Liberto Absentini intuyó que los clips de su oficina podían servir para algo más que sacarse las cerillas de los oídos. Lo pensó el mismo día que el médico de empresa le diagnosticó una pequeña perforación en su tímpano derecho provocado por el reiterado uso de la punta de un clip para sacarse el cerumen. Desde ese momento decidió invertir el tiempo que dedicaba a la extracción de cera a enganchar un clip con otro.
El primer día hizo una cadena de clips de casi dos metros; no tuvo ni más cajas de clips ni tiempo en su trabajo para hacerla más larga. Al día siguiente cursó un pedido de material de oficina, donde, entre otras cosas, solicitaba veinte cajas de quinientos clips cada una. Se llevó el trabajo a casa, es decir, los clips. A la semana volvió a pedir otras veinte cajas, que recibió a la mañana siguiente junto con la visita del jefe de compras de la empresa. Como pudo, le hizo creer que aquella cantidad de clips era necesaria para los dossiers que se entregarían en la inminente junta de accionistas. Gastó el contenido de esas otras veinte cajas.

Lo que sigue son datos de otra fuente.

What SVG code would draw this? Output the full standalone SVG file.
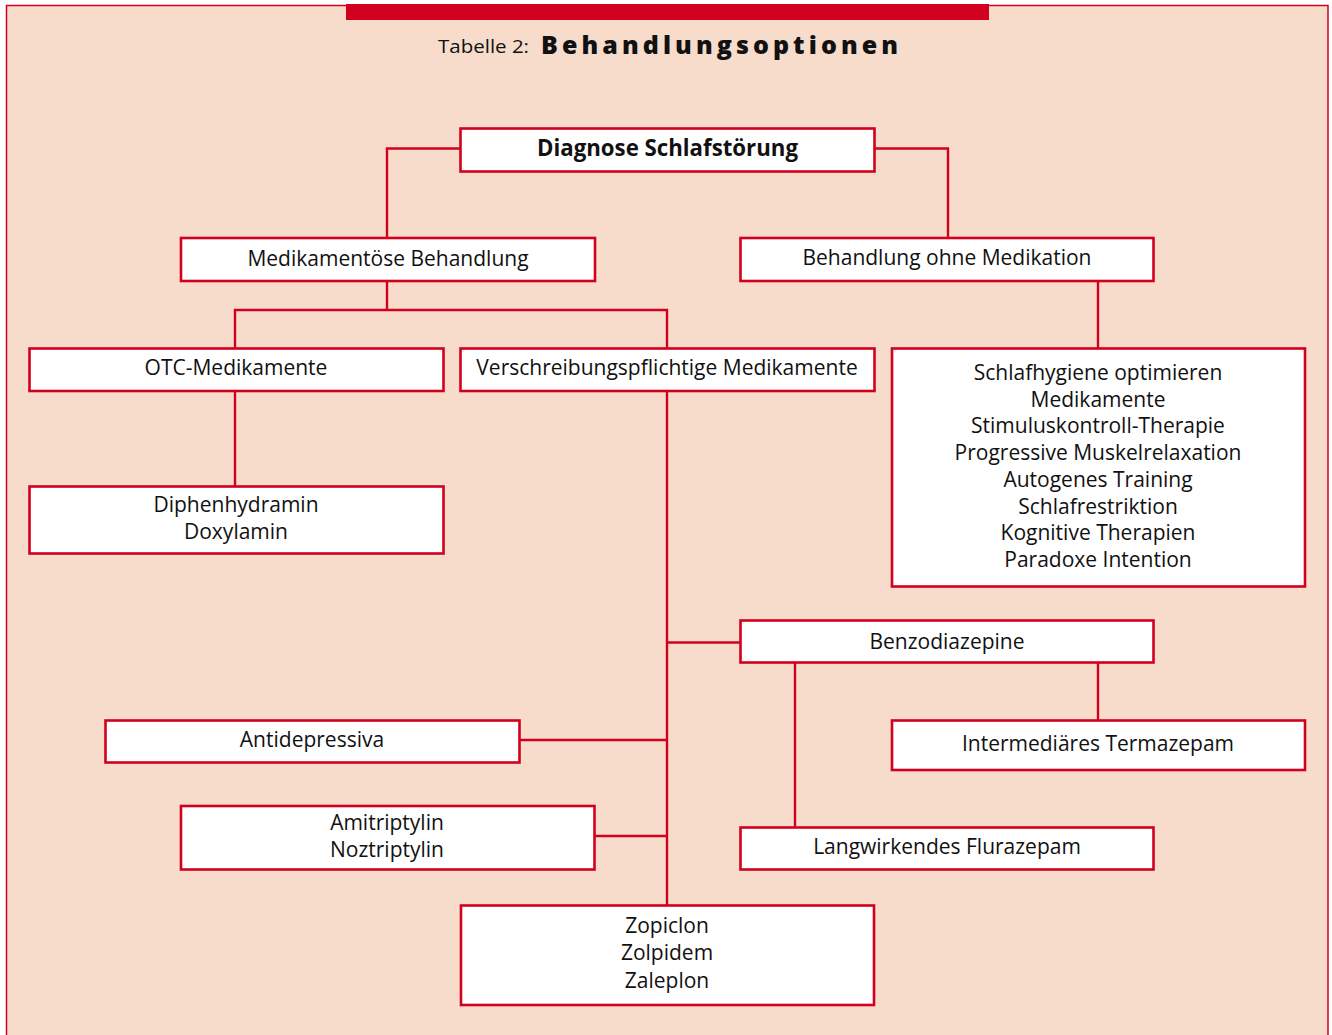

En su piso descansaba una boa metálica de más de ochocientos metros de largo. Liberto se sentía más satisfecho de aquello que de los resultados de su trabajo como técnico de contabilidad, así que comunicó a la empresa su baja voluntaria, e invirtió todos sus ahorros en comprar cajas de clips y una extensión enorme de terreno yermo en medio de la nada más absoluta. Perfeccionó su manejo de los clips hasta crear una auténtica ingeniería clipera, que le permitió superar las simples cadenas y abordar construcciones más complejas y audaces. Al cabo de seis meses tenía el diseño de una ciudad de clips, perfectamente desarrollada en planos, cuya ejecución se convirtió a partir de entonces en el leitmotiv de su vida.
Treinta años después, Liberto paseaba entre los edificios de clips de su ciudad, a la que bautizó como Liberclip. Varias manzanas de edificios, un ayuntamiento, un par de puentes sobre sendos arroyuelos que surcaban el antiguo terreno y las dos construcciones de las que se sentía más orgulloso, un rascacielos enorme y la gran catedral. Todo hecho con clips, engarzados con pericia, todos encadenados entre sí. En el centro de aquella fabulosa ciudad metálica, un monumento conmemorativo de la fundación de la misma realizado con la primera cadena de dos metros que hizo en su oficina. Liberto, fundador y único ciudadano de Liberclip, se sentaba en su mecedora de clips a contemplar su obra, una ciudad solo para él, que cifraba su concepto de la libertad y colmaba su anhelo de independencia. También saciaba su sed subterránea de poder absoluto. Allí era libre, en aquel espacio no dependía de nadie, ni nadie lo hacía de él. Tan es así, que se autoabastecía con su propia huerta, sus animales para carne y un lago artificial que construyó como piscifactoría. Controlaba su vida, era dueño de su existencia. A diferencia de los clips, no se sentía encadenado a nada ni nadie. Era absolutamente feliz porque su nombre por fin se había hecho realidad, se veía como un hombre libre.
Una mañana, sin embargo, Liberto no estuvo libre de un atroz picor en su oído derecho a causa de las cerillas acumuladas. Utilizó la punta de un clip para rascarse durante minutos con un placer obsceno que cortó un agudo dolor. Dos semanas más tarde murió a causa de una terrible infección que se extendió por todo su organismo desde el tímpano derecho perforado. Una infección en cadena que acabó por tumbarlo cuando intentaba pedir auxilio en aquella soledad absoluta. Cayó fulminado en el centro de su ciudad, a los pies del monumento fundacional. Allí, en un intento desesperado por aferrarse a la existencia, tiró del clip que remataba la cadena primigenia de dos metros provocando que ese eslabón tirara del siguiente y así sucesivamente hasta que todos los edificios se vinieron abajo en pocos minutos. Liberclip quedó convertida en una descomunal e informe montaña de clips bajo la que yacía sin vida alguien que creyó poder vivir sin cadenas.